Despite revenue loss of 20 per cent in 2025, Chinese retailer sets sights on profitability  

Pagoda store

Pagoda store

Image: Pagoda

Major Chinese fruit retail chain Pagoda has released its 2025 results, reporting a revenue loss of over 20 per cent year on year.  

According to the results report, which was released at the end of March, the company made Rmb8.17bn (US$1.19bn) in 2025 – a decrease of 20.4 per cent on the year before. Its full-year loss amounted to RmB343mn (US$49.84mn), narrowing by 14 per cent year on year.  

Structurally, these losses were concentrated in the first half of the year with operations improving in the second half. This coincided with the company’s efforts to optimise its store network.  

Pagoda’s offline stores are predominantly operated under a franchise model, including both group-managed and entrusted-managed franchises. As of June 30, 2025, the total number of Pagoda stores decreased to 4,386, down 1,639 stores compared to the same period the year before. 

The company said it had supported franchisees to relocate or close stores with high rents, labour costs, and poor operating performance, in order to concentrate more resources on high-quality stores.

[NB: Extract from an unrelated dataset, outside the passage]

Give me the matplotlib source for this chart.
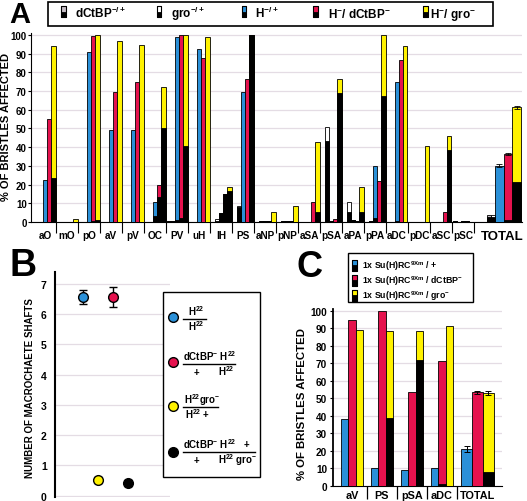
import matplotlib.pyplot as plt
from matplotlib.patches import Rectangle
from matplotlib.lines import Line2D
import numpy as np

plt.rcParams['font.family'] = 'Liberation Sans'
plt.rcParams['font.weight'] = 'bold'
plt.rcParams['mathtext.fontset'] = 'custom'
plt.rcParams['mathtext.rm'] = 'Liberation Sans:bold'
plt.rcParams['mathtext.it'] = 'Liberation Sans:bold'
plt.rcParams['mathtext.bf'] = 'Liberation Sans:bold'
plt.rcParams['mathtext.default'] = 'rm'

W, H = 527, 502
BLUE = '#2a90d8'
RED = '#e5124e'
YEL = '#fff200'
GRAY = '#c4bcc4'
GRID = '#e4dce4'

# ---- panel A data (% of bristles affected, total and black part) ----
sites = ['aO', 'mO', 'pO', 'aV', 'pV', 'OC', 'PV', 'uH', 'lH', 'PS', 'aNP', 'pNP',
         'aSA', 'pSA', 'aPA', 'pPA', 'aDC', 'pDC', 'aSC', 'pSC', 'TOTAL']
dctbp_all = [0, 0, 0, 0, 0, 0, 0.7, 0, 0, 0, 0, 0, 0, 0, 0, 0, 0, 0, 0, 0.7, 3.9]
dctbp_blk = [0, 0, 0, 0, 0, 0, 0.7, 0, 0, 0, 0, 0, 0, 0, 0, 0, 0, 0, 0, 0.7, 2.9]
gro_all = [0, 0, 0, 0, 0, 0, 0.7, 0, 1.8, 8.7, 0.5, 0.5, 0, 51, 10.5, 0.5, 0, 0, 0, 0, 3.6]
gro_blk = [0, 0, 0, 0, 0, 0, 0.7, 0, 0.4, 7.8, 0.5, 0.5, 0, 43.5, 5.2, 0.5, 0, 0, 0, 0, 2.9]
h_all = [22.6, 0, 90.7, 49, 49, 10.9, 98.7, 92.5, 4.6, 69.3, 0.5, 0.5, 0, 0.7, 1.2,
         29.8, 74.7, 0, 0, 0.5, 30.1]
h_blk = [0, 0, 0, 0, 0, 3.4, 1.2, 0, 4.6, 0, 0.5, 0.5, 0, 0.7, 1.2, 2, 0.5, 0, 0, 0.5, 0]
hd_all = [55.3, 0, 99.5, 69.5, 74.7, 19.8, 100, 87.5, 15, 76.5, 0.5, 0.5, 10.5, 1.5, 0.5,
          21.7, 86.8, 0, 5.5, 0.5, 36.4]
hd_blk = [0, 0, 0.7, 0, 0, 13.2, 2, 0, 15, 0, 0.5, 0.5, 0, 0, 0.5, 0, 0, 0, 0, 0.5, 1.2]
hg_all = [94, 1.8, 100, 96.8, 94.7, 72.4, 100, 98.7, 18.5, 100, 5.2, 8.4, 43, 76.5, 18.5,
          100, 94, 40.8, 46.2, 0, 61.3]
hg_blk = [23.4, 0, 1.2, 0, 0, 50, 40.8, 0, 16.4, 100, 0, 0, 5.2, 69, 5.2, 67.2, 0, 0,
          38.7, 0, 21.2]
total_err = [0.7, 0.5, 0.8]

# ---- panel B data ----
b_x = [1, 2, 1.5, 2.5]
b_mean = [6.57, 6.57, 0.53, 0.43]
b_err = [0.22, 0.33, 0.1, 0.1]
b_colors = [BLUE, RED, YEL, 'black']

# ---- panel C data ----
c_sites = ['aV', 'PS', 'pSA', 'aDC', 'TOTAL']
c_h = [38.1, 10.1, 9.1, 10.1, 21.1]
c_hd = [94.9, 99.6, 53.7, 71, 53.3]
c_hd_blk = [0, 0, 0, 1, 0]
c_hg = [88.8, 88.2, 88.2, 91.4, 53]
c_hg_blk = [0, 38.5, 72, 0, 7.6]
c_err = [1.6, 0.6, 0.9]


def fx(px):
    return px / W


def fy(py):
    return 1 - py / H


def stacked(ax, x, tot, blk, width, color):
    ax.bar(x, tot, width, color=color, edgecolor='black', linewidth=0.6, zorder=3)
    ax.bar(x, blk, width, color='black', edgecolor='black', linewidth=0.6, zorder=4)


def icon(fig, x0, y0, w, h, color):
    # colored top half, black bottom half (y0 = top edge in pixels)
    fig.add_artist(Rectangle((fx(x0), fy(y0 + h)), w / W, h / 2 / H,
                             transform=fig.transFigure, facecolor='black',
                             edgecolor='black', lw=0.6))
    fig.add_artist(Rectangle((fx(x0), fy(y0 + h / 2)), w / W, h / 2 / H,
                             transform=fig.transFigure, facecolor=color,
                             edgecolor='black', lw=0.6))
    fig.add_artist(Rectangle((fx(x0), fy(y0 + h)), w / W, h / H,
                             transform=fig.transFigure, facecolor='none',
                             edgecolor='black', lw=0.8))


def style_axes(ax):
    ax.spines['top'].set_visible(False)
    ax.spines['right'].set_visible(False)
    ax.yaxis.grid(True, color=GRID, lw=0.9)
    ax.set_axisbelow(True)
    for lbl in ax.get_xticklabels() + ax.get_yticklabels():
        lbl.set_fontweight('bold')


fig = plt.figure(figsize=(W / 100, H / 100), dpi=100)

# ================= panel A =================
axA = fig.add_axes([fx(31), fy(223), (522 - 31) / W, (223 - 34.1) / H])
slot = 0.19
n = len(sites) - 1
xa = np.arange(n, dtype=float)
tot_x = [20.175, 20.365, 20.655, 21.045, 21.43]
tot_w = [slot, slot, 0.39, 0.39, 0.39]
series = [(dctbp_all, dctbp_blk, GRAY), (gro_all, gro_blk, 'white'),
          (h_all, h_blk, BLUE), (hd_all, hd_blk, RED), (hg_all, hg_blk, YEL)]
for k, (tot, blk, col) in enumerate(series):
    xs = np.append(xa + (k - 2) * slot, tot_x[k])
    ws = np.append(np.full(n, slot), tot_w[k])
    stacked(axA, xs, tot, blk, ws, col)
axA.errorbar(tot_x[2:], [h_all[-1], hd_all[-1], hg_all[-1]],
             yerr=total_err, fmt='none', ecolor='black', elinewidth=0.6, capsize=2,
             capthick=0.6, zorder=5)
axA.set_xlim(-0.64, 21.68)
axA.set_ylim(0, 101)
axA.set_yticks(np.arange(0, 101, 10))
axA.set_xticks(list(xa) + [20.77])
axA.set_xticklabels(sites)
axA.set_xticks(np.arange(n) + 0.5, minor=True)
axA.tick_params(axis='x', which='major', length=0, labelsize=7.2, pad=6)
axA.tick_params(axis='x', which='minor', length=8, width=0.8, direction='out')
axA.tick_params(axis='y', length=2, labelsize=7, pad=1)
axA.get_xticklabels()[-1].set_fontsize(9.5)
style_axes(axA)
axA.set_ylabel('% OF BRISTLES AFFECTED', fontsize=8, fontweight='bold')
axA.yaxis.set_label_coords(-0.041, 0.51)

fig.text(fx(9), fy(23), 'A', fontsize=21, fontweight='bold', va='baseline')
fig.add_artist(Rectangle((fx(48), fy(27.3)), 445 / W, 24.6 / H, transform=fig.transFigure,
                         facecolor='white', edgecolor='black', lw=1.2))
legA = ['dCtBP$^{-/+}$', 'gro$^{-/+}$', 'H$^{-/+}$', 'H$^{-}$/ dCtBP$^{-}$', 'H$^{-}$/ gro$^{-}$']
legA_icon = [61, 156.7, 241.7, 313.3, 423.3]
legA_text = [75, 170.7, 255, 328.3, 430]
legA_col = [GRAY, 'white', BLUE, RED, YEL]
for lab, ix, tx, col in zip(legA, legA_icon, legA_text, legA_col):
    icon(fig, ix, 7.3, 4.6, 11, col)
    fig.text(fx(tx), fy(18.3), lab, fontsize=8.5, fontweight='bold', va='baseline')

# ================= panel B =================
axB = fig.add_axes([fx(55), fy(498.2), 115 / W, (498.2 - 272.9) / H])
for x, m, e, c in zip(b_x, b_mean, b_err, b_colors):
    axB.errorbar([x], [m], yerr=[e], fmt='o', ms=7, mfc=c, mec='black', mew=1,
                 ecolor='black', elinewidth=1, capsize=3, capthick=1, zorder=4)
axB.set_xlim(0.06, 3.89)
axB.set_ylim(-0.05, 7.4)
axB.set_yticks(range(0, 8))
axB.set_xticks([])
axB.spines['bottom'].set_visible(False)
axB.spines['left'].set_linewidth(1.5)
style_axes(axB)
axB.tick_params(axis='y', length=0, labelsize=7.5, pad=6)
axB.set_ylabel('NUMBER OF MACROCHAETE SHAFTS', fontsize=7, fontweight='bold')
axB.yaxis.set_label_coords(-0.17, 0.49)
fig.text(fx(9), fy(276), 'B', fontsize=27, fontweight='bold', va='baseline')

fig.add_artist(Rectangle((fx(163.3), fy(478)), (260 - 163.3) / W, (478 - 293) / H,
                         transform=fig.transFigure, facecolor='white', edgecolor='black',
                         lw=1, zorder=10))
legB_y = [318.3, 363.3, 407.3, 453.3]
for c, yy in zip(b_colors, legB_y):
    fig.add_artist(Line2D([fx(172.7)], [fy(yy)], marker='o', ms=7, mfc=c, mec='black',
                          mew=1, transform=fig.transFigure, zorder=11))
fracs = [
    (['H$^{22}$', 188, 316], [['H$^{22}$', 188]], 183, 206, 320, 331),
    (['dCtBP$^{-}$ H$^{22}$', 182.7, 361], [['+', 194], ['H$^{22}$', 218]], 182.7, 235, 365, 376),
    (['H$^{22}$gro$^{-}$', 184, 404], [['H$^{22}$ +', 185]], 183, 218, 407.7, 419),
    (['dCtBP$^{-}$ H$^{22}$   +', 182.7, 449], [['+', 194], ['H$^{22}$ gro$^{-}$', 218]], 182.7, 255, 452.7, 464),
]
for num, dens, x0, x1, ly, dy in fracs:
    fig.text(fx(num[1]), fy(num[2]), num[0], fontsize=7, fontweight='bold',
             va='baseline', zorder=11)
    fig.add_artist(Line2D([fx(x0), fx(x1)], [fy(ly), fy(ly)], color='black', lw=1,
                          transform=fig.transFigure, zorder=11))
    for s, dx in dens:
        fig.text(fx(dx), fy(dy), s, fontsize=7, fontweight='bold', va='baseline', zorder=11)

# ================= panel C =================
axC = fig.add_axes([fx(332.7), fy(486.7), (501.7 - 332.7) / W, (486.7 - 310) / H])
c_x = np.array([0, 1, 2, 3, 4.18])
c_w = np.array([0.245, 0.245, 0.245, 0.245, 0.36])
zeros = [0] * len(c_sites)
stacked(axC, c_x - c_w, c_h, zeros, c_w, BLUE)
stacked(axC, c_x, c_hd, c_hd_blk, c_w, RED)
stacked(axC, c_x + c_w, c_hg, c_hg_blk, c_w, YEL)
axC.errorbar([c_x[-1] - c_w[-1], c_x[-1], c_x[-1] + c_w[-1]],
             [c_h[-1], c_hd[-1], c_hg[-1]], yerr=c_err, fmt='none', ecolor='black',
             elinewidth=0.7, capsize=2.5, capthick=0.7, zorder=5)
axC.set_xlim(-0.64, 4.99)
axC.set_ylim(0, 101)
axC.set_yticks(np.arange(0, 101, 10))
axC.set_xticks([0, 1, 2, 3, 4.2])
axC.set_xticklabels(c_sites)
axC.set_xticks([0.5, 1.5, 2.5, 3.5], minor=True)
axC.tick_params(axis='x', which='major', length=0, labelsize=7.8, pad=3)
axC.tick_params(axis='x', which='minor', length=9, width=0.9, direction='out')
axC.tick_params(axis='y', length=2, labelsize=7.2, pad=2)
axC.spines['left'].set_linewidth(1.3)
style_axes(axC)
axC.set_ylabel('% OF BRISTLES AFFECTED', fontsize=8.2, fontweight='bold')
axC.yaxis.set_label_coords(-0.154, 0.47)
fig.text(fx(296), fy(277), 'C', fontsize=26, fontweight='bold', va='baseline')

fig.add_artist(Rectangle((fx(347.7), fy(303)), (473 - 347.7) / W, (303 - 254) / H,
                         transform=fig.transFigure, facecolor='white', edgecolor='black',
                         lw=1))
legC = ['1x Su(H)RC$^{9Xm}$ / +', '1x Su(H)RC$^{9Xm}$ / dCtBP$^{-}$',
        '1x Su(H)RC$^{9Xm}$ / gro$^{-}$']
for lab, col, yy in zip(legC, [BLUE, RED, YEL], [266, 281, 296]):
    icon(fig, 351.7, yy - 5.5, 5, 11, col)
    fig.text(fx(361.7), fy(yy + 3), lab, fontsize=6.3, fontweight='bold', va='baseline')

fig.savefig('out.png', dpi=100)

It sees the current retail operations as healthier, with significantly improved operational efficiency. 

In the second half of the year, the company resumed its expansion efforts with a net increase of 82 stores to 4,468 and the proportion of franchised stores managed by the group increased to 81.4 per cent.  

In the second half of the year, Pagoda’s gross profit margin rebounded from a low of 5 per cent in the first half of 2025 to 10 per cent, indicating a clear trend of profit recovery following the restructuring.  

According to local industry reports, Pagoda has now lowered the barriers to entry for franchisees and released policy dividends in a bid to accelerate the recovery of its store network, moving forward.